#### MATERIAL PROVIDED ####
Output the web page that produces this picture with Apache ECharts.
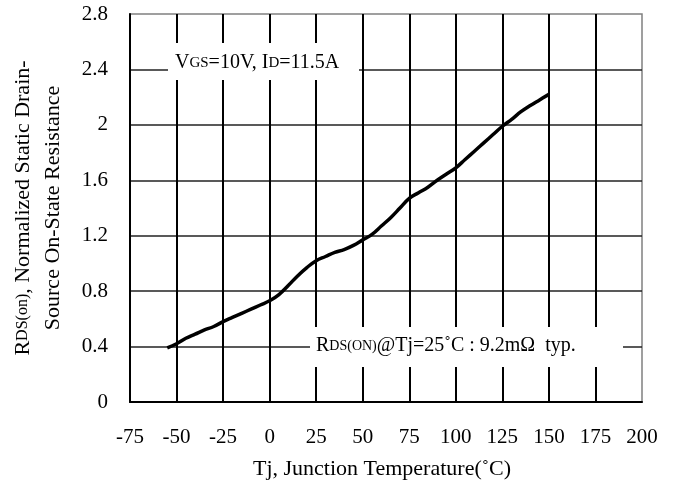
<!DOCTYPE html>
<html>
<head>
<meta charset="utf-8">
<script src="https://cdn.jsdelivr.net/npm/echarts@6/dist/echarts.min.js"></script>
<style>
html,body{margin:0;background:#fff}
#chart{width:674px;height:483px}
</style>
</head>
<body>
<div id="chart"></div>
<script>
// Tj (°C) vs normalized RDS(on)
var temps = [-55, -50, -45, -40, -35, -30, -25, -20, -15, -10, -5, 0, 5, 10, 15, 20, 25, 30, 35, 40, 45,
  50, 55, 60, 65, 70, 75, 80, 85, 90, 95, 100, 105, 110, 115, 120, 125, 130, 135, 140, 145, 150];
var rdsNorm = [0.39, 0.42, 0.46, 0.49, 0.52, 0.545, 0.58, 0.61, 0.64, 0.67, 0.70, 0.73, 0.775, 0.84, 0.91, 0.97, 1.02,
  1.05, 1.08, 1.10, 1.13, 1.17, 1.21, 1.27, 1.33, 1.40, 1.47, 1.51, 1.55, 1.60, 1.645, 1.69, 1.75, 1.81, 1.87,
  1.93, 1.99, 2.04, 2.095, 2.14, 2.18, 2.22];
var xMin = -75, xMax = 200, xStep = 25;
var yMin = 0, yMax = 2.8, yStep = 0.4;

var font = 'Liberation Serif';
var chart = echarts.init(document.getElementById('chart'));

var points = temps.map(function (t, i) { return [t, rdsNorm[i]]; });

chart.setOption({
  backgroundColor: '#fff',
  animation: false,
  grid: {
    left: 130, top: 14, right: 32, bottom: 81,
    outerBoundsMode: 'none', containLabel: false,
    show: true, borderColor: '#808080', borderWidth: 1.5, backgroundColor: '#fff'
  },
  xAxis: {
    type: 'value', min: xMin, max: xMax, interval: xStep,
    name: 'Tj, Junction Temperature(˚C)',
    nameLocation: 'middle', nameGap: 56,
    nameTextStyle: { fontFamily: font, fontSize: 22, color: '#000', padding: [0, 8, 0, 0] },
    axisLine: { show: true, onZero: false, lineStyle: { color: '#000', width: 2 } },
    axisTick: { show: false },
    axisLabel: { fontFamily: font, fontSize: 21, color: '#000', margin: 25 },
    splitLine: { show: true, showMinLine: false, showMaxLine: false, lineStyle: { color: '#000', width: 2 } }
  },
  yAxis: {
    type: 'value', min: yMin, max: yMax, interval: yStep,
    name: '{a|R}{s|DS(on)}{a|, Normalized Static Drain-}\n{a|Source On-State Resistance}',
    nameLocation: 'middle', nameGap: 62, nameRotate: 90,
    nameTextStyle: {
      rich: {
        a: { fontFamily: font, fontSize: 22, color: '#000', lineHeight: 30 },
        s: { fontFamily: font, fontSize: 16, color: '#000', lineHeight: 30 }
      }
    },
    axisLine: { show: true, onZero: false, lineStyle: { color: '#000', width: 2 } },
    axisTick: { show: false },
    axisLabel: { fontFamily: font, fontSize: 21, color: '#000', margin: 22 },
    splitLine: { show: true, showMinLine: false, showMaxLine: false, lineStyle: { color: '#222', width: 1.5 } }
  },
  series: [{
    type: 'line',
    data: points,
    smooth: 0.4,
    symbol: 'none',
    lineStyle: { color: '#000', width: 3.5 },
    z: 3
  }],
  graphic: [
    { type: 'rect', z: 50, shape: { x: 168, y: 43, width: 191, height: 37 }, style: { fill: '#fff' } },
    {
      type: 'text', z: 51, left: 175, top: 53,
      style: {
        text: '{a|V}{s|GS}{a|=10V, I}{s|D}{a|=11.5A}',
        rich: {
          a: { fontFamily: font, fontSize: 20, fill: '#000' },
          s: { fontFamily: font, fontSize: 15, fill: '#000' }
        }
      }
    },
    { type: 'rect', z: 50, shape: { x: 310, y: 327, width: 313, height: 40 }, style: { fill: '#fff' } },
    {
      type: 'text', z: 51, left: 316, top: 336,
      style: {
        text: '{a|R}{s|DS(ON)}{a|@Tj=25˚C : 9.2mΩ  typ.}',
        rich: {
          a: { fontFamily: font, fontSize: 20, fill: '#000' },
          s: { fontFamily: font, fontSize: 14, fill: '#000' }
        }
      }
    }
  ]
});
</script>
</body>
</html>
####
■ **AIM**:
Repeat the listing in full and exactly. Leave any pictures out.

■ **FINAL ANSWER**:
Output the web page that produces this picture with Apache ECharts.
<!DOCTYPE html>
<html>
<head>
<meta charset="utf-8">
<script src="https://cdn.jsdelivr.net/npm/echarts@6/dist/echarts.min.js"></script>
<style>
html,body{margin:0;background:#fff}
#chart{width:674px;height:483px}
</style>
</head>
<body>
<div id="chart"></div>
<script>
// Tj (°C) vs normalized RDS(on)
var temps = [-55, -50, -45, -40, -35, -30, -25, -20, -15, -10, -5, 0, 5, 10, 15, 20, 25, 30, 35, 40, 45,
  50, 55, 60, 65, 70, 75, 80, 85, 90, 95, 100, 105, 110, 115, 120, 125, 130, 135, 140, 145, 150];
var rdsNorm = [0.39, 0.42, 0.46, 0.49, 0.52, 0.545, 0.58, 0.61, 0.64, 0.67, 0.70, 0.73, 0.775, 0.84, 0.91, 0.97, 1.02,
  1.05, 1.08, 1.10, 1.13, 1.17, 1.21, 1.27, 1.33, 1.40, 1.47, 1.51, 1.55, 1.60, 1.645, 1.69, 1.75, 1.81, 1.87,
  1.93, 1.99, 2.04, 2.095, 2.14, 2.18, 2.22];
var xMin = -75, xMax = 200, xStep = 25;
var yMin = 0, yMax = 2.8, yStep = 0.4;

var font = 'Liberation Serif';
var chart = echarts.init(document.getElementById('chart'));

var points = temps.map(function (t, i) { return [t, rdsNorm[i]]; });

chart.setOption({
  backgroundColor: '#fff',
  animation: false,
  grid: {
    left: 130, top: 14, right: 32, bottom: 81,
    outerBoundsMode: 'none', containLabel: false,
    show: true, borderColor: '#808080', borderWidth: 1.5, backgroundColor: '#fff'
  },
  xAxis: {
    type: 'value', min: xMin, max: xMax, interval: xStep,
    name: 'Tj, Junction Temperature(˚C)',
    nameLocation: 'middle', nameGap: 56,
    nameTextStyle: { fontFamily: font, fontSize: 22, color: '#000', padding: [0, 8, 0, 0] },
    axisLine: { show: true, onZero: false, lineStyle: { color: '#000', width: 2 } },
    axisTick: { show: false },
    axisLabel: { fontFamily: font, fontSize: 21, color: '#000', margin: 25 },
    splitLine: { show: true, showMinLine: false, showMaxLine: false, lineStyle: { color: '#000', width: 2 } }
  },
  yAxis: {
    type: 'value', min: yMin, max: yMax, interval: yStep,
    name: '{a|R}{s|DS(on)}{a|, Normalized Static Drain-}\n{a|Source On-State Resistance}',
    nameLocation: 'middle', nameGap: 62, nameRotate: 90,
    nameTextStyle: {
      rich: {
        a: { fontFamily: font, fontSize: 22, color: '#000', lineHeight: 30 },
        s: { fontFamily: font, fontSize: 16, color: '#000', lineHeight: 30 }
      }
    },
    axisLine: { show: true, onZero: false, lineStyle: { color: '#000', width: 2 } },
    axisTick: { show: false },
    axisLabel: { fontFamily: font, fontSize: 21, color: '#000', margin: 22 },
    splitLine: { show: true, showMinLine: false, showMaxLine: false, lineStyle: { color: '#222', width: 1.5 } }
  },
  series: [{
    type: 'line',
    data: points,
    smooth: 0.4,
    symbol: 'none',
    lineStyle: { color: '#000', width: 3.5 },
    z: 3
  }],
  graphic: [
    { type: 'rect', z: 50, shape: { x: 168, y: 43, width: 191, height: 37 }, style: { fill: '#fff' } },
    {
      type: 'text', z: 51, left: 175, top: 53,
      style: {
        text: '{a|V}{s|GS}{a|=10V, I}{s|D}{a|=11.5A}',
        rich: {
          a: { fontFamily: font, fontSize: 20, fill: '#000' },
          s: { fontFamily: font, fontSize: 15, fill: '#000' }
        }
      }
    },
    { type: 'rect', z: 50, shape: { x: 310, y: 327, width: 313, height: 40 }, style: { fill: '#fff' } },
    {
      type: 'text', z: 51, left: 316, top: 336,
      style: {
        text: '{a|R}{s|DS(ON)}{a|@Tj=25˚C : 9.2mΩ  typ.}',
        rich: {
          a: { fontFamily: font, fontSize: 20, fill: '#000' },
          s: { fontFamily: font, fontSize: 14, fill: '#000' }
        }
      }
    }
  ]
});
</script>
</body>
</html>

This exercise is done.